== GIVEN INSTRUCTION ==
Transcribe all of the data exactly. Omit the pictures.

### SOURCE MATERIAL

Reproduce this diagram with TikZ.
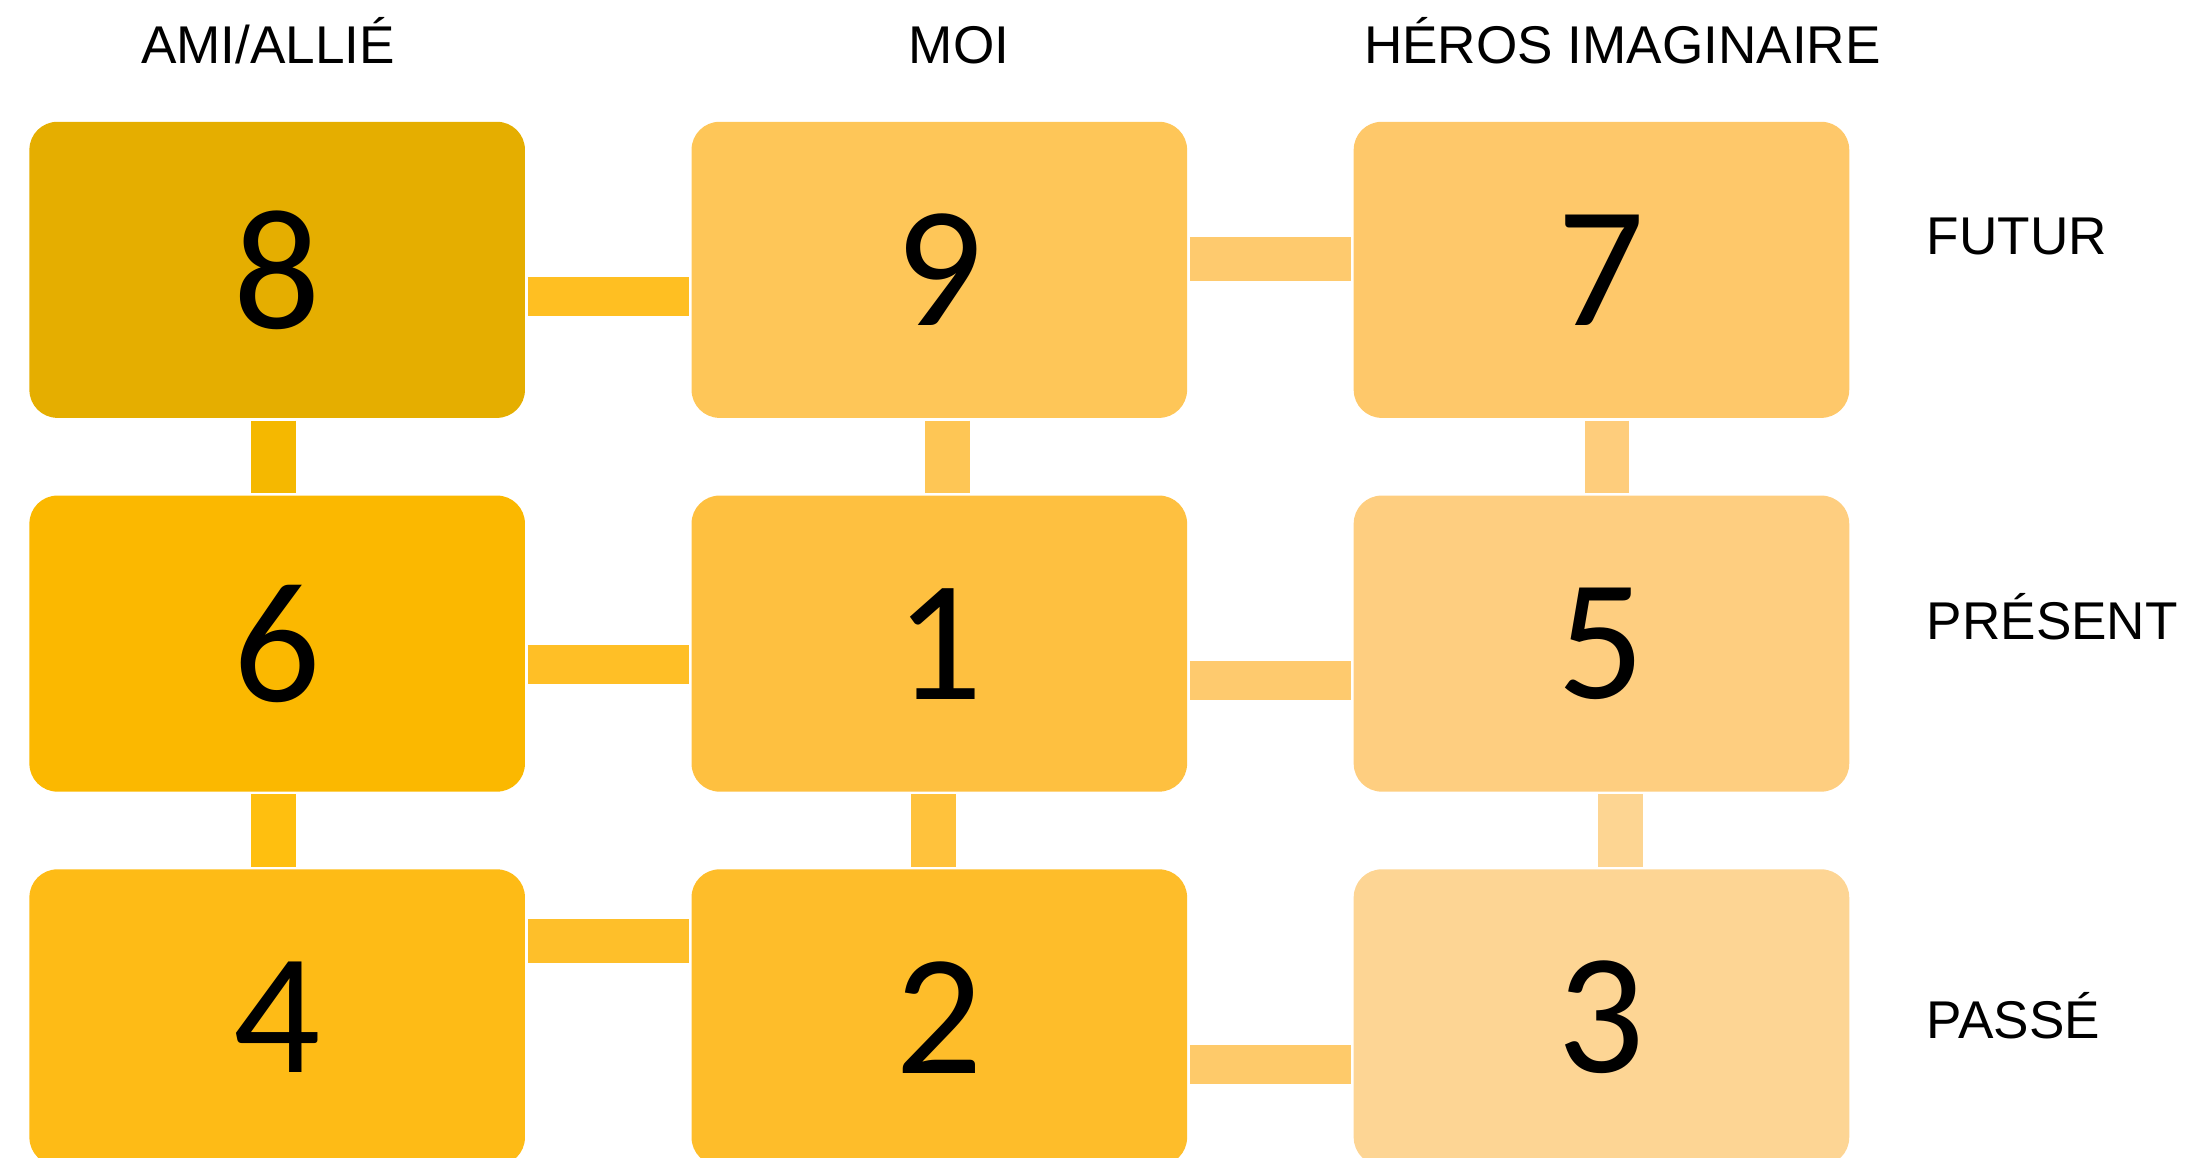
\documentclass[tikz,border=0pt]{standalone}
\usepackage{fontspec}
\setmainfont{Liberation Sans}
\newfontfamily\numfont{Carlito}
\usepackage{tikz}
\usetikzlibrary{positioning}
\definecolor{c8}{HTML}{E5AE00}
\definecolor{c9}{HTML}{FEC658}
\definecolor{c7}{HTML}{FEC86A}
\definecolor{c6}{HTML}{FBB800}
\definecolor{c1}{HTML}{FEC040}
\definecolor{c5}{HTML}{FECE80}
\definecolor{c4}{HTML}{FEBB16}
\definecolor{c2}{HTML}{FEBD2A}
\definecolor{c3}{HTML}{FDD594}
\definecolor{k89}{HTML}{FFBF22}
\definecolor{k97}{HTML}{FECA6E}
\definecolor{k86}{HTML}{F5B800}
\definecolor{k91}{HTML}{FEC655}
\definecolor{k75}{HTML}{FECD7C}
\definecolor{k61}{HTML}{FFBF26}
\definecolor{k15}{HTML}{FECA6E}
\definecolor{k64}{HTML}{FFBF0F}
\definecolor{k12}{HTML}{FFC23C}
\definecolor{k53}{HTML}{FDD592}
\definecolor{k42}{HTML}{FEBF2A}
\definecolor{k23}{HTML}{FECA6A}
\tikzset{
  cell/.style  = {rectangle, rounded corners=4mm, minimum width=70.8mm, minimum height=42.3mm,
                  inner sep=0pt, outer sep=0pt, font=\numfont\fontsize{70}{75}\selectfont},
  hdr/.style   = {font=\fontsize{21.6}{26}\selectfont, inner sep=0pt, anchor=base},
  lvl/.style   = {font=\fontsize{21.6}{26}\selectfont, inner sep=0pt, anchor=base west},
  bar/.style   = {line width=5.6mm, shorten <=0.4mm, shorten >=0.4mm},
  barw/.style  = {line width=6.4mm, shorten <=0.4mm, shorten >=0.4mm},
}
\begin{document}
\begin{tikzpicture}[node distance=11.1mm and 23.8mm]
  \useasboundingbox (0,0) rectangle (31.36,-16.54);
  % grille 3 x 3
  \node[cell, fill=c8] (b8) at (3.96,-3.855) {8};
  \node[cell, fill=c9, right=of b8] (b9) {9};
  \node[cell, fill=c7, right=of b9] (b7) {7};
  \node[cell, fill=c6, below=of b8] (b6) {6};
  \node[cell, fill=c1, right=of b6] (b1) {1};
  \node[cell, fill=c5, right=of b1] (b5) {5};
  \node[cell, fill=c4, below=of b6] (b4) {4};
  \node[cell, fill=c2, right=of b4] (b2) {2};
  \node[cell, fill=c3, right=of b2] (b3) {3};
  % titres
  \node[hdr] (ami) at (3.83,-0.904) {AMI/ALLIÉ};
  \node[hdr] (moi) at (13.7,-0.904) {MOI};
  \node[hdr] (heros) at (23.18,-0.904) {HÉROS IMAGINAIRE};
  \node[lvl] (futur) at (27.52,-3.642) {FUTUR};
  \node[lvl] (present) at (27.52,-9.14) {PRÉSENT};
  \node[lvl] (passe) at (27.52,-14.84) {PASSÉ};
  % liens horizontaux
  \draw[bar, k89] ([yshift=-3.85mm]b8.east) -- ([yshift=-3.85mm]b9.west);
  \draw[barw, k97] ([yshift=1.55mm]b9.east) -- ([yshift=1.55mm]b7.west);
  \draw[bar, k61] ([yshift=-3.0mm]b6.east) -- ([yshift=-3.0mm]b1.west);
  \draw[bar, k15] ([yshift=-5.3mm]b1.east) -- ([yshift=-5.3mm]b5.west);
  \draw[barw, k42] ([yshift=10.9mm]b4.east) -- ([yshift=10.9mm]b2.west);
  \draw[bar, k23] ([yshift=-6.75mm]b2.east) -- ([yshift=-6.75mm]b3.west);
  % liens verticaux
  \draw[barw, k86] ([xshift=-0.5mm]b8.south) -- ([xshift=-0.5mm]b6.north);
  \draw[barw, k64] ([xshift=-0.5mm]b6.south) -- ([xshift=-0.5mm]b4.north);
  \draw[barw, k91] ([xshift=1.2mm]b9.south) -- ([xshift=1.2mm]b1.north);
  \draw[barw, k12] ([xshift=-0.86mm]b1.south) -- ([xshift=-0.86mm]b2.north);
  \draw[barw, k75] ([xshift=0.8mm]b7.south) -- ([xshift=0.8mm]b5.north);
  \draw[barw, k53] ([xshift=2.7mm]b5.south) -- ([xshift=2.7mm]b3.north);
\end{tikzpicture}
\end{document}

######

== RESULT OF THE EXERCISE ==
Reproduce this diagram with TikZ.
\documentclass[tikz,border=0pt]{standalone}
\usepackage{fontspec}
\setmainfont{Liberation Sans}
\newfontfamily\numfont{Carlito}
\usepackage{tikz}
\usetikzlibrary{positioning}
\definecolor{c8}{HTML}{E5AE00}
\definecolor{c9}{HTML}{FEC658}
\definecolor{c7}{HTML}{FEC86A}
\definecolor{c6}{HTML}{FBB800}
\definecolor{c1}{HTML}{FEC040}
\definecolor{c5}{HTML}{FECE80}
\definecolor{c4}{HTML}{FEBB16}
\definecolor{c2}{HTML}{FEBD2A}
\definecolor{c3}{HTML}{FDD594}
\definecolor{k89}{HTML}{FFBF22}
\definecolor{k97}{HTML}{FECA6E}
\definecolor{k86}{HTML}{F5B800}
\definecolor{k91}{HTML}{FEC655}
\definecolor{k75}{HTML}{FECD7C}
\definecolor{k61}{HTML}{FFBF26}
\definecolor{k15}{HTML}{FECA6E}
\definecolor{k64}{HTML}{FFBF0F}
\definecolor{k12}{HTML}{FFC23C}
\definecolor{k53}{HTML}{FDD592}
\definecolor{k42}{HTML}{FEBF2A}
\definecolor{k23}{HTML}{FECA6A}
\tikzset{
  cell/.style  = {rectangle, rounded corners=4mm, minimum width=70.8mm, minimum height=42.3mm,
                  inner sep=0pt, outer sep=0pt, font=\numfont\fontsize{70}{75}\selectfont},
  hdr/.style   = {font=\fontsize{21.6}{26}\selectfont, inner sep=0pt, anchor=base},
  lvl/.style   = {font=\fontsize{21.6}{26}\selectfont, inner sep=0pt, anchor=base west},
  bar/.style   = {line width=5.6mm, shorten <=0.4mm, shorten >=0.4mm},
  barw/.style  = {line width=6.4mm, shorten <=0.4mm, shorten >=0.4mm},
}
\begin{document}
\begin{tikzpicture}[node distance=11.1mm and 23.8mm]
  \useasboundingbox (0,0) rectangle (31.36,-16.54);
  % grille 3 x 3
  \node[cell, fill=c8] (b8) at (3.96,-3.855) {8};
  \node[cell, fill=c9, right=of b8] (b9) {9};
  \node[cell, fill=c7, right=of b9] (b7) {7};
  \node[cell, fill=c6, below=of b8] (b6) {6};
  \node[cell, fill=c1, right=of b6] (b1) {1};
  \node[cell, fill=c5, right=of b1] (b5) {5};
  \node[cell, fill=c4, below=of b6] (b4) {4};
  \node[cell, fill=c2, right=of b4] (b2) {2};
  \node[cell, fill=c3, right=of b2] (b3) {3};
  % titres
  \node[hdr] (ami) at (3.83,-0.904) {AMI/ALLIÉ};
  \node[hdr] (moi) at (13.7,-0.904) {MOI};
  \node[hdr] (heros) at (23.18,-0.904) {HÉROS IMAGINAIRE};
  \node[lvl] (futur) at (27.52,-3.642) {FUTUR};
  \node[lvl] (present) at (27.52,-9.14) {PRÉSENT};
  \node[lvl] (passe) at (27.52,-14.84) {PASSÉ};
  % liens horizontaux
  \draw[bar, k89] ([yshift=-3.85mm]b8.east) -- ([yshift=-3.85mm]b9.west);
  \draw[barw, k97] ([yshift=1.55mm]b9.east) -- ([yshift=1.55mm]b7.west);
  \draw[bar, k61] ([yshift=-3.0mm]b6.east) -- ([yshift=-3.0mm]b1.west);
  \draw[bar, k15] ([yshift=-5.3mm]b1.east) -- ([yshift=-5.3mm]b5.west);
  \draw[barw, k42] ([yshift=10.9mm]b4.east) -- ([yshift=10.9mm]b2.west);
  \draw[bar, k23] ([yshift=-6.75mm]b2.east) -- ([yshift=-6.75mm]b3.west);
  % liens verticaux
  \draw[barw, k86] ([xshift=-0.5mm]b8.south) -- ([xshift=-0.5mm]b6.north);
  \draw[barw, k64] ([xshift=-0.5mm]b6.south) -- ([xshift=-0.5mm]b4.north);
  \draw[barw, k91] ([xshift=1.2mm]b9.south) -- ([xshift=1.2mm]b1.north);
  \draw[barw, k12] ([xshift=-0.86mm]b1.south) -- ([xshift=-0.86mm]b2.north);
  \draw[barw, k75] ([xshift=0.8mm]b7.south) -- ([xshift=0.8mm]b5.north);
  \draw[barw, k53] ([xshift=2.7mm]b5.south) -- ([xshift=2.7mm]b3.north);
\end{tikzpicture}
\end{document}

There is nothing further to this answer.